Knowing that our IUI will be sometime late next week (probably thursday or friday) is making me so nervous and anxious. I have a million and one questions but can’t find any answers for them. I’m reading all the blogs and forums and not a single answer will help me. My first problem is everyone is way older than me, as in the youngest people in the groups are 27. The second problem is I can’t find a single story/ group whatever about same sex couples going through this. And my last problem is everyone is on medication for their IUIs.
We were given the choice to be on medication (to help pinpoint timing) this cycle but I said no. Partly because it increases your chances of multiples (which we have no problem with but it already runs in my family) and partly because of the side effects. I just turned 23 years old. All my tests came back perfect and my doctors even said we shouldn’t have a problem, but I still have all this doubt in my mind. Never in a million years did I think it would be this hard to get pregnant but I also never saw myself getting married and wanting to start a family so much.

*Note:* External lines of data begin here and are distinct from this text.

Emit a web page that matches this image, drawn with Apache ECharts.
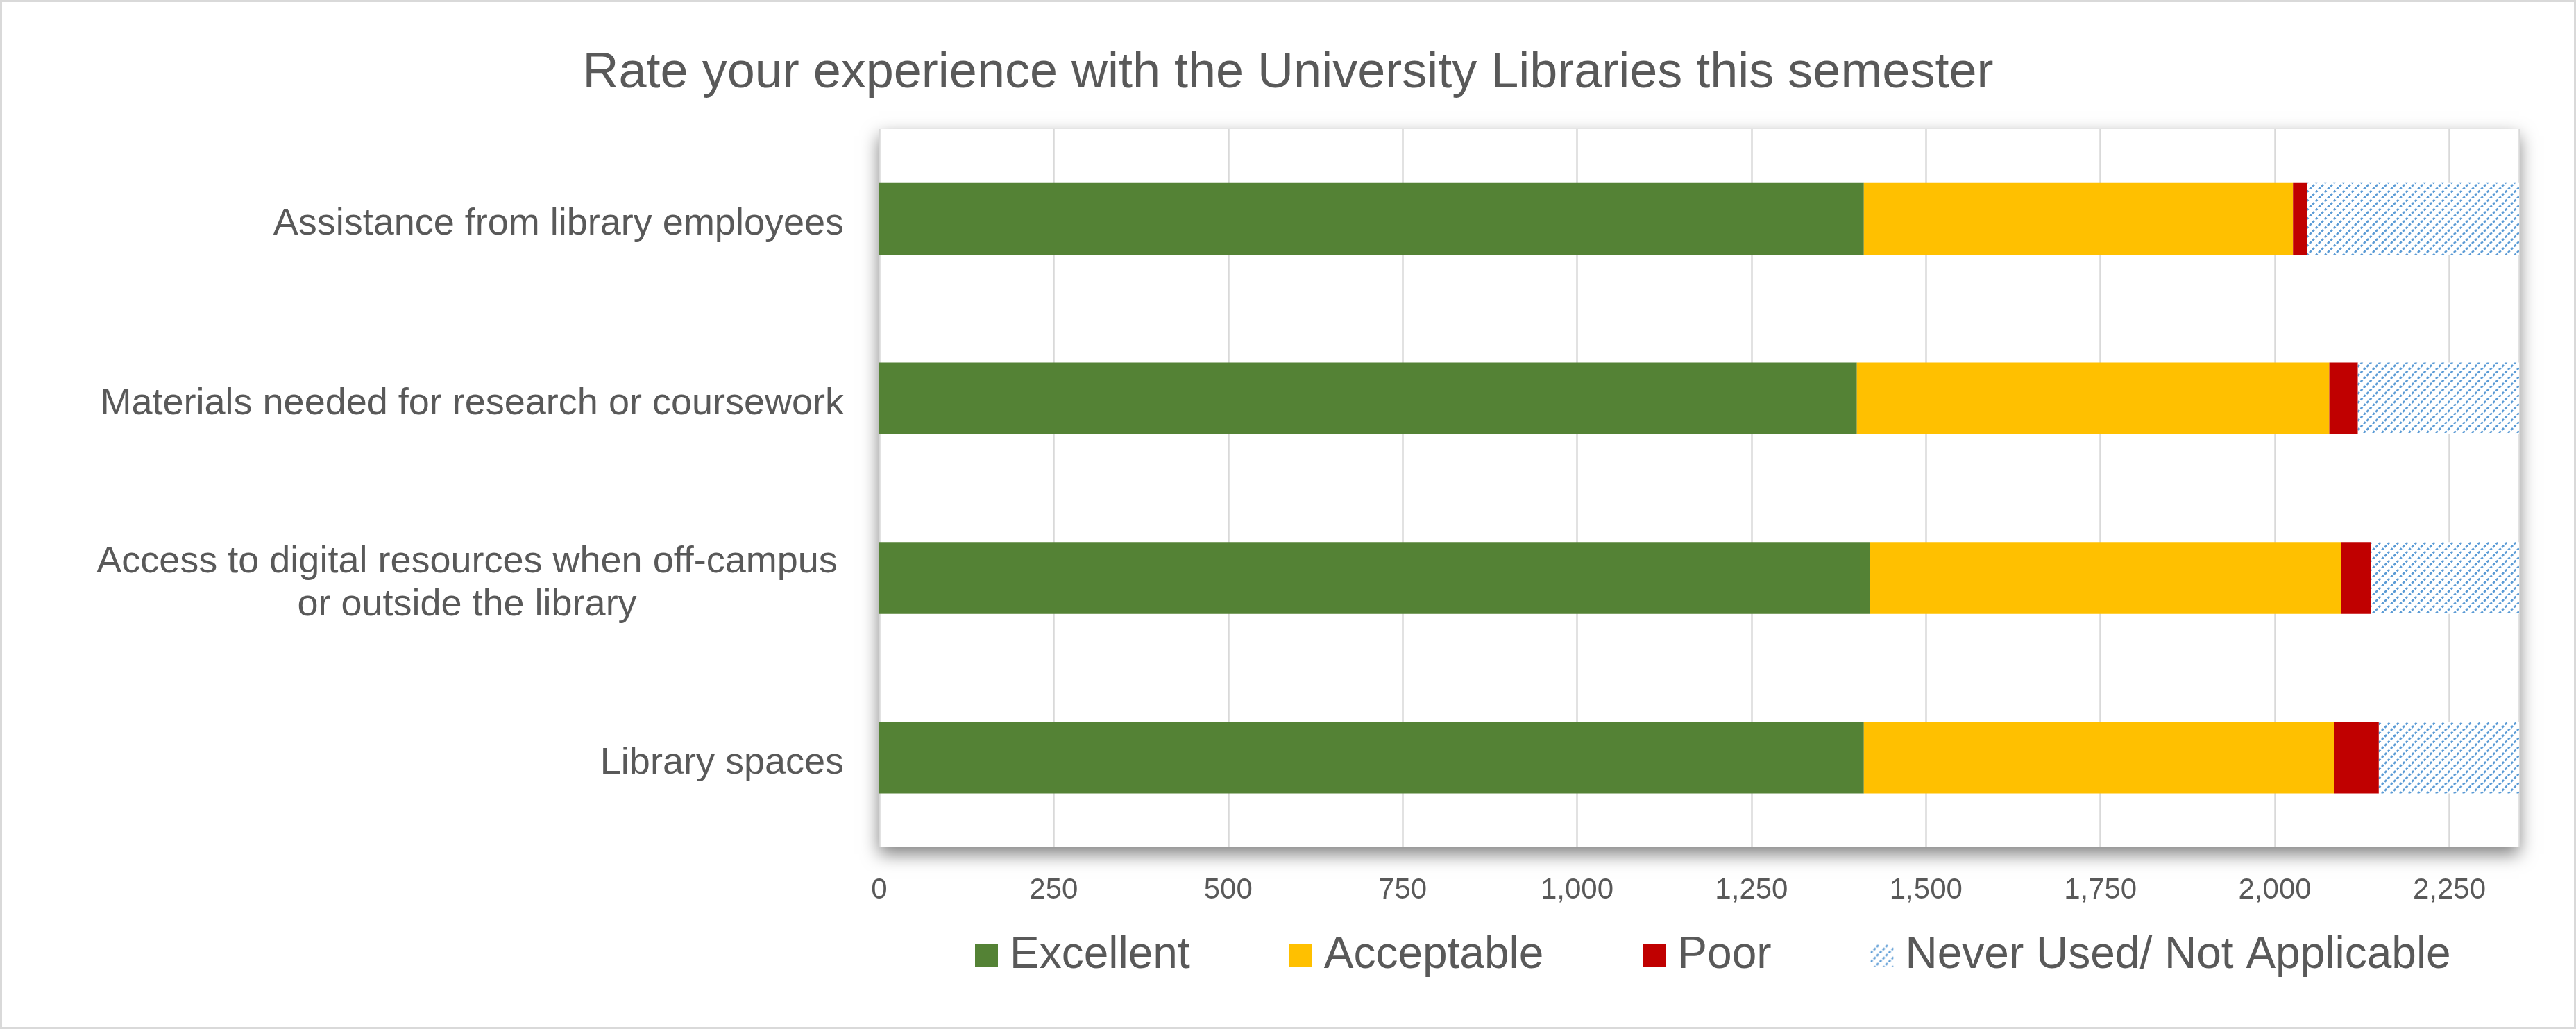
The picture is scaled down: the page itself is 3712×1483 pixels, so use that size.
<!DOCTYPE html>
<html>
<head>
<meta charset="utf-8">
<script src="https://cdn.jsdelivr.net/npm/echarts@6/dist/echarts.min.js"></script>
<style>
  html, body { margin: 0; padding: 0; background: #fff; }
  #chart { width: 3712px; height: 1483px; }
</style>
</head>
<body>
<div id="chart"></div>
<script>
const categories = [
  "Assistance from library employees",
  "Materials needed for research or coursework",
  "Access to digital resources when off-campus\nor outside the library",
  "Library spaces"
];
const seriesNames = ["Excellent", "Acceptable", "Poor", "Never Used/ Not Applicable"];
const excellent = [1411, 1401, 1420, 1411];
const acceptable = [615, 677, 675, 674];
const poor = [20, 41, 43, 64];
const neverUsed = [304, 231, 212, 201];
const xMax = 2350;
const xStep = 250;

const textColor = "#595959";
const font = "'Liberation Sans', Arial, sans-serif";

// blue dotted upward-diagonal hatch, like the Excel pattern fill
const makeHatch = () => {
  const size = 13;
  const c = document.createElement("canvas");
  c.width = size;
  c.height = size;
  const ctx = c.getContext("2d");
  ctx.fillStyle = "#fff";
  ctx.fillRect(0, 0, size, size);
  ctx.strokeStyle = "#5B9BD5";
  ctx.lineWidth = 2.8;
  const d = size * Math.SQRT2 / 3;
  ctx.setLineDash([d * 0.62, d * 0.38]);
  [0, 1, 2].forEach((k) => {
    ctx.beginPath();
    ctx.moveTo(k * size - size, size);
    ctx.lineTo(k * size, 0);
    ctx.stroke();
  });
  return c;
};

const colors = ["#548235", "#FFC000", "#C00000", { image: makeHatch(), repeat: "repeat" }];
const values = [excellent, acceptable, poor, neverUsed];

const chart = echarts.init(document.getElementById("chart"), null, { renderer: "canvas" });

const option = {
  backgroundColor: "#fff",
  animation: false,
  textStyle: { fontFamily: font },
  title: {
    text: "Rate your experience with the University Libraries this semester",
    left: "center",
    top: 65,
    textStyle: { color: textColor, fontSize: 72, fontWeight: "normal", fontFamily: font }
  },
  legend: {
    left: 1405,
    top: 1345,
    padding: 0,
    itemGap: 143,
    itemWidth: 33,
    itemHeight: 33,
    icon: "rect",
    textStyle: { color: textColor, fontSize: 64, fontFamily: font, padding: [0, 0, 0, 12] },
    data: seriesNames
  },
  grid: {
    left: 1267,
    right: 82,
    top: 186,
    bottom: 262,
    show: true,
    backgroundColor: "#fff",
    borderWidth: 0,
    shadowColor: "rgba(0,0,0,0.5)",
    shadowBlur: 24,
    shadowOffsetY: 10
  },
  xAxis: {
    type: "value",
    min: 0,
    max: xMax,
    interval: xStep,
    axisLine: { show: false },
    axisTick: { show: false },
    splitLine: { lineStyle: { color: "#d9d9d9", width: 2.5 } },
    axisLabel: {
      showMaxLabel: false,
      margin: 41,
      fontSize: 42,
      color: textColor,
      fontFamily: font,
      formatter: (v) => v.toLocaleString("en-US")
    }
  },
  yAxis: {
    type: "category",
    inverse: true,
    data: categories,
    axisLine: { show: false },
    axisTick: { show: false },
    axisLabel: {
      margin: 51,
      fontSize: 54,
      color: textColor,
      fontFamily: font,
      padding: [16, 0, 0, 0],
      formatter: (v) => v.includes("\n") ? v.split("\n").map((s) => "{c|" + s + "}").join("\n") : v,
      rich: {
        c: { width: 1086, align: "center", fontSize: 54, lineHeight: 62, color: textColor, fontFamily: font }
      }
    }
  },
  graphic: [{
    type: "rect",
    silent: true,
    shape: { x: 1.5, y: 1.5, width: 3709, height: 1480 },
    style: { fill: null, stroke: "#d9d9d9", lineWidth: 3 }
  }],
  series: seriesNames.map((name, i) => ({
    name: name,
    type: "bar",
    stack: "total",
    barWidth: "40%",
    itemStyle: { color: colors[i] },
    data: values[i]
  }))
};

chart.setOption(option);
</script>
</body>
</html>
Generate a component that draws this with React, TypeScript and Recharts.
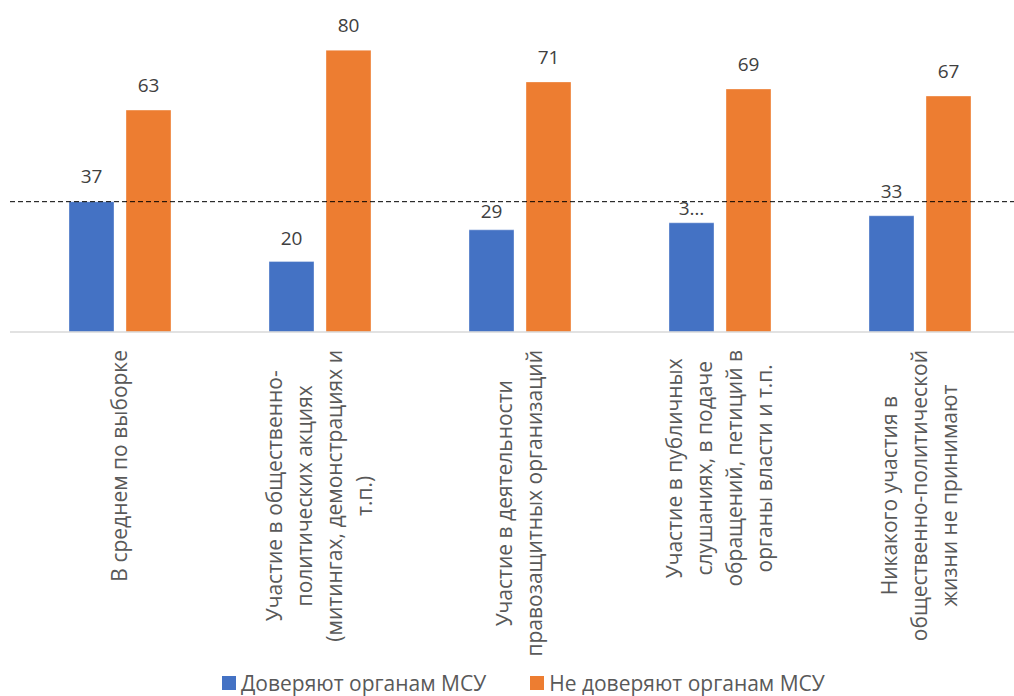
import React from 'react';
import { BarChart, Bar, XAxis, YAxis, ReferenceLine, LabelList, Legend } from 'recharts';

const categories = [
  'В среднем по выборке',
  'Участие в общественно-\nполитических акциях\n(митингах, демонстрациях и\nт.п.)',
  'Участие в деятельности\nправозащитных организаций',
  'Участие в публичных\nслушаниях, в подаче\nобращений, петиций в\nорганы власти и т.п.',
  'Никакого участия в\nобщественно-политической\nжизни не принимают',
];
const trustValues = [37, 20, 29, 31, 33];
const trustLabels = ['37', '20', '29', '3…', '33'];
const distrustValues = [63, 80, 71, 69, 67];
const averageLine = 37;
const seriesNames = ['Доверяют органам МСУ', 'Не доверяют органам МСУ'];

const data = categories.map((name, i) => ({
  name,
  trust: trustValues[i],
  distrust: distrustValues[i],
}));

const BLUE = '#4472C4';
const ORANGE = '#ED7D31';
const FONT = '"Open Sans", "Noto Sans", sans-serif';
const TICK_SIZE = 21;
const LINE_H = 30;
const LABEL_TOP = 350;
// Excel nudged a couple of blue labels down to avoid the dashed line
const trustLabelGap = [19, 17, 12, 8, 18];

let ctx: CanvasRenderingContext2D | null = null;
const textWidth = (s: string) => {
  if (!ctx) ctx = document.createElement('canvas').getContext('2d');
  if (!ctx) return s.length * 10;
  ctx.font = `${TICK_SIZE}px ${FONT}`;
  return ctx.measureText(s).width;
};

const CategoryTick = (props: any) => {
  const { x, payload } = props;
  const lines = String(payload.value).split('\n');
  const longest = Math.max(...lines.map(textWidth));
  const cy = LABEL_TOP + longest / 2;
  return (
    <g transform={`translate(${x},${cy}) rotate(-90)`}>
      <text textAnchor="middle" fill="#595959" fontSize={TICK_SIZE} fontFamily={FONT}>
        {lines.map((l, i) => (
          <tspan key={i} x={0} y={(i - (lines.length - 1) / 2) * LINE_H + TICK_SIZE * 0.35}>
            {l}
          </tspan>
        ))}
      </text>
    </g>
  );
};

const valueLabel = (texts: string[] | null, gaps: number[] | null) => (p: any) => {
  const { x, y, width, value, index } = p;
  const gap = gaps ? gaps[index] : 18;
  return (
    <text x={x + width / 2} y={y - gap} textAnchor="middle" fill="#404040" fontSize={19} fontFamily={FONT}>
      {texts ? texts[index] : value}
    </text>
  );
};

const LegendContent = () => (
  <div style={{ display: 'flex', fontFamily: FONT, fontSize: 21, color: '#595959', lineHeight: '24px' }}>
    {[BLUE, ORANGE].map((c, i) => (
      <div key={i} style={{ display: 'flex', alignItems: 'center', marginRight: 44 }}>
        <span style={{ width: 14, height: 14, background: c, display: 'inline-block', marginRight: 5 }} />
        <span>{seriesNames[i]}</span>
      </div>
    ))}
  </div>
);

export default function App() {
  return (
    <div style={{ position: 'absolute', left: 0, top: 0, width: 1014, height: 696, overflow: 'hidden', background: '#fff' }}>
      <BarChart
        width={1040}
        height={696}
        data={data}
        margin={{ top: 15, right: 20, left: 10, bottom: 0 }}
        barGap={12}
        barSize={45}
      >
        <XAxis
          dataKey="name"
          interval={0}
          height={364}
          padding={{ left: 10, right: 0 }}
          tickLine={false}
          axisLine={{ stroke: '#D9D9D9', strokeWidth: 1.5 }}
          tick={<CategoryTick />}
        />
        <YAxis hide domain={[0, 90]} />
        <Legend
          verticalAlign="middle"
          content={<LegendContent />}
          wrapperStyle={{ left: 222, top: 671, width: 800 }}
        />
        <Bar dataKey="trust" name={seriesNames[0]} fill={BLUE} stroke="#ffffff" strokeOpacity={0.35} isAnimationActive={false}>
          <LabelList dataKey="trust" content={valueLabel(trustLabels, trustLabelGap)} />
        </Bar>
        <Bar dataKey="distrust" name={seriesNames[1]} fill={ORANGE} stroke="#ffffff" strokeOpacity={0.35} isAnimationActive={false}>
          <LabelList dataKey="distrust" content={valueLabel(null, null)} />
        </Bar>
        <ReferenceLine y={averageLine} stroke="#000" strokeDasharray="5 3" strokeWidth={1} />
      </BarChart>
    </div>
  );
}
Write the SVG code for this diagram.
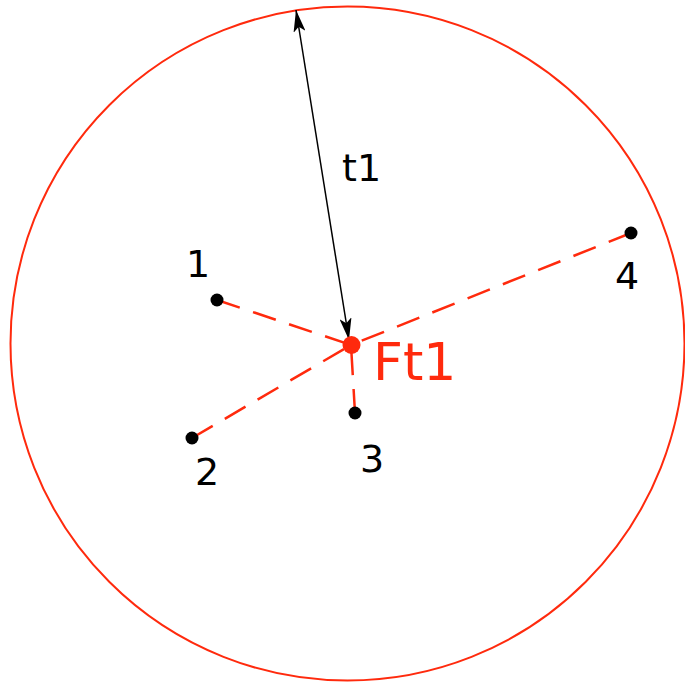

At this point we still have not told many people about us trying (sorry guys). We’re still keeping it under wraps and not wanting to get anyone else’s hopes up. I just wish I had more answers or more statistics of what our chances would be like but there is NOTHING out there for women in our situation. So in the meantime I just going to wait out these next few days (read: weeks) and hope by the end of this month we will know if we’ll be adding a new family member to the Rivers clan.